The crux of the idea is that all trasfter is done via HTTP, WebDAV, SMTP, IMAP or SCP. Many protocols to chose from, but only five servers to run; Apache 2.0, Jetty, qmail, CourierIMAP, and sshd.

I’ve mounted one of my Subversion repositories as file share already. There is information that I won’t want to version, and I can use standard WebDAV for that.

Trouble in paradise, already. Spotlight won’t be able to track changes to a WebDAV mounted drive, so indexing needs to be run manually. This is very slow, and chews up a bit of bandwidth. Oh, and it doesn’t work. I’m searching now that the index is built, and I’m getting no results what-so-ever.

Oh, well. That’s okay. I still get drag and drop organization of Subversion repositories, fore those that are holding data and documents, not source code, that is very useful. I can get the spotlight search through a checkout.

So, I can use the command line and SVN X to manage documents when editing, and use WebDAV for auto storage, and drag and drop storage. Before using WebDAV from OS X, go and turn off .DS_Store creation.

References used are Apache 2.0 mod_dav. I’ve had Subversion running as DAV forever, so I have no notes on that. There is a Linux WebDAV filesystem that I am going to install on my older laptop. Then I can use that old laptop to run integrations and publish, taking pressure off the server CPU. Some straight-forward instructions on installation of the filesystem.

People, Circles, and Syndicated Feeds

October 30th, 2005

The model for Think New Orleans. Three concepts.

  • A person, like you or me.
  • A circle, of people, based around, a school, a church, a neighborhood, a cafe, bar, or restaraunt.
  • A feed, of information.
  • These are the building blocks of the software. If it doesn’t fit within this model, it doesn’t fit within Think New Orleans.

Hadley’s Sextent

October 30th, 2005

The GPS of yore. The Sextent.

Came across this thinking about maps. I’m linking this as an example of tech writing.

Pal’s Is Open

October 30th, 2005

Pal’s is open.

Google Maps and Think New Orleans

October 30th, 2005

I was going to make an article of this, but it went to quick.

The documetation covers everything. The Google Maps API is simple. It fits quite nicely in a JavaScript environment. Working with Prototype makes this even easier.

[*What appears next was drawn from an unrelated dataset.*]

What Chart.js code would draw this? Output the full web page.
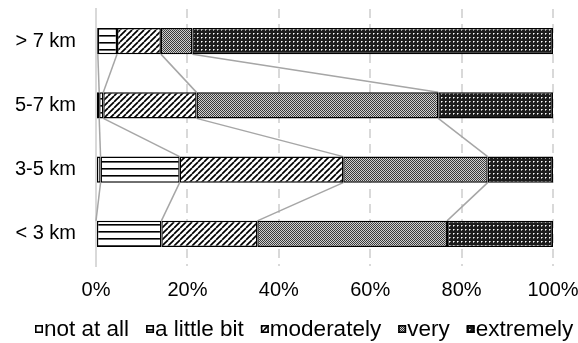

Watch the Mid-City article map.

Proud to Swim Home

October 30th, 2005

There is a bumper sticker, New Orleans, Proud to Call Call it Home, and play on that bumper stick, New Orleans, Proud to Crawl Home.

New Orleans, Proud to Swim Home.

Google Base

October 28th, 2005

Ran across this in XML-DEV, and Googled it. Google Base: All your base are, in fact, belong to us, tells the story very well.

This is the right model. It’s very clever.

Google is moving past tags, and into different sorts of containers. The different components of this technology are going to allow people to create ad hoc applications. We saw a lot of this after Katrina, and we’ve saw a lot of it come out of Greasemonkey hacking.

The ability to create a special page that has a few different controls that can interact with each other is enough to give any one person the ability to create a real application.

Smaller Distributables

October 28th, 2005

Set out to create smaller JAR distributables last month. My projects are breaking themselves up into smaller artifacts. Many are independent.

I read through script.aculo.us and Prototype in fifteen minutes. It is amazing that you can get so much out so little code.

The read goes quick, because there is not much code, and because all the script.aculo.us libraries are independent of each other, and dependent on Prototoype.

It is so much easier to understand the code, when you are not following shadowy cyclical dependencies. Divide and conquer.